Outre la maxime du droit de justice inhérent au domaine féodal, une autre maxime qui se perpétuait parmi la noblesse, était celle de la royauté primitivement élective et du droit de consentement des pairs et des grands du royaume, à chaque nouvelle succession. C’est ce qu’exprimaient, au XIIe et au XIIIe siècle, les formules du sacre, par le cri : nous le voulons, nous l’approuvons, que cela soit[3] ! et, quand ces formules eurent disparu, l’esprit en demeura empreint dans les idées et les mœurs des gentilshommes. Tout en professant pour le roi un dévouement sans bornes, ils se plaisaient à rappeler en principe le vieux droit d’élection et la souveraineté nationale. Dans le discours de l’un d’eux aux états-généraux de 1484, on trouve les paroles suivantes : « Comme l’histoire le raconte et comme je l’ai appris de mes pères, le peuple, au commencement, créa des rois par son suffrage[4]. » Aux mêmes souvenirs, transmis de la même manière, se rattachait encore le principe fondamental de l’obligation, pour le roi, de ne rien décider d’important sans l’avis de ses barons, sans le concours d’une assemblée délibérante, et cet autre principe, que l’homme franc n’est justiciable que de ses pairs, et ne

  1. Nos omnes regni majores attento animo percipientes, quod regnum non per jus scriptum, nec per clericorum arrogantiam, sed per sudores bellicos fuerit adquisitum ; præsenti decreto omnium juramento statuimus et sancimus… (Ibid.)

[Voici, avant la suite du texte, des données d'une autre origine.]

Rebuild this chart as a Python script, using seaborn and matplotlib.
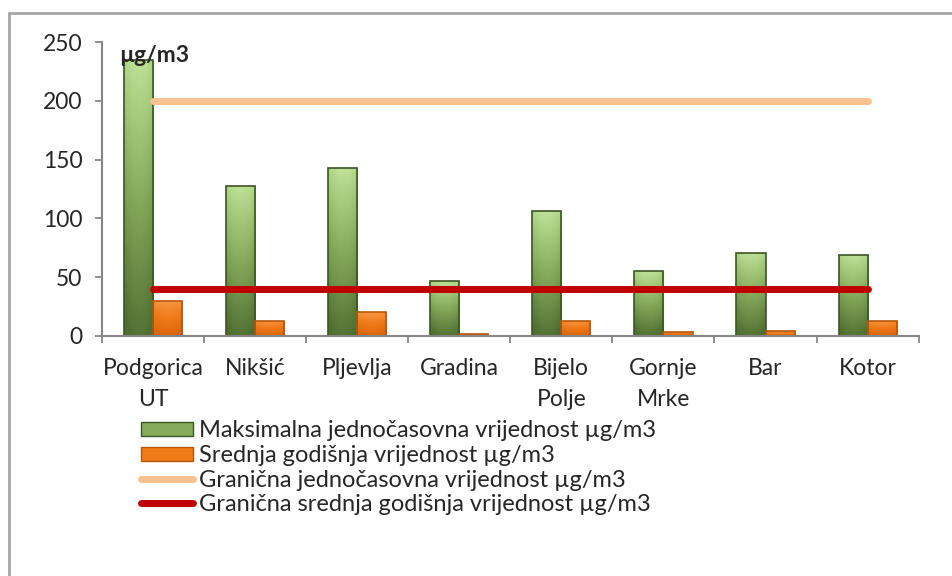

  2. Ut sic jurisdictio nostra ressuscitata respiret, et ipsi hactenùs ex nostrâ depauperatione ditati… Reducantur ad statum ecclesiæ primitivæ et in contemplatione viventes, nobis sicut decet activam vitam ducentibus ostendant miracula, quæ dudùm a seculo recessernnt. (Ibid.)
  3. Post milites et populi tam majores quam minores uno ore consentientes, laudaverunt ter proclamantes : Laudamus, volumus, fiat. (Coronatio Philippi primi, apud rerum Gallic. et Franc. scriptores, tom. XI, pag. 33.) — Ipse autem episcopus affatur populum si tali principi ac rectori se subjicere… velint, tunc ergo à circumstante clero et populo unanimiter dicatur. Fiat, fiat, amen. (Don Martene, Amplissima collectio, tom. II, col. 611, 612.)
  4. Historiæ praedicant, et id à majoribus meis accepi, initio, domini rerum populi suffragio, reges fuisse creatos. (Discours de Philippe Pot, seigneur de La Roche, grand-sénéchal de Bourgogne, Journal des États-Généraux, par Masselin, pag. 146.)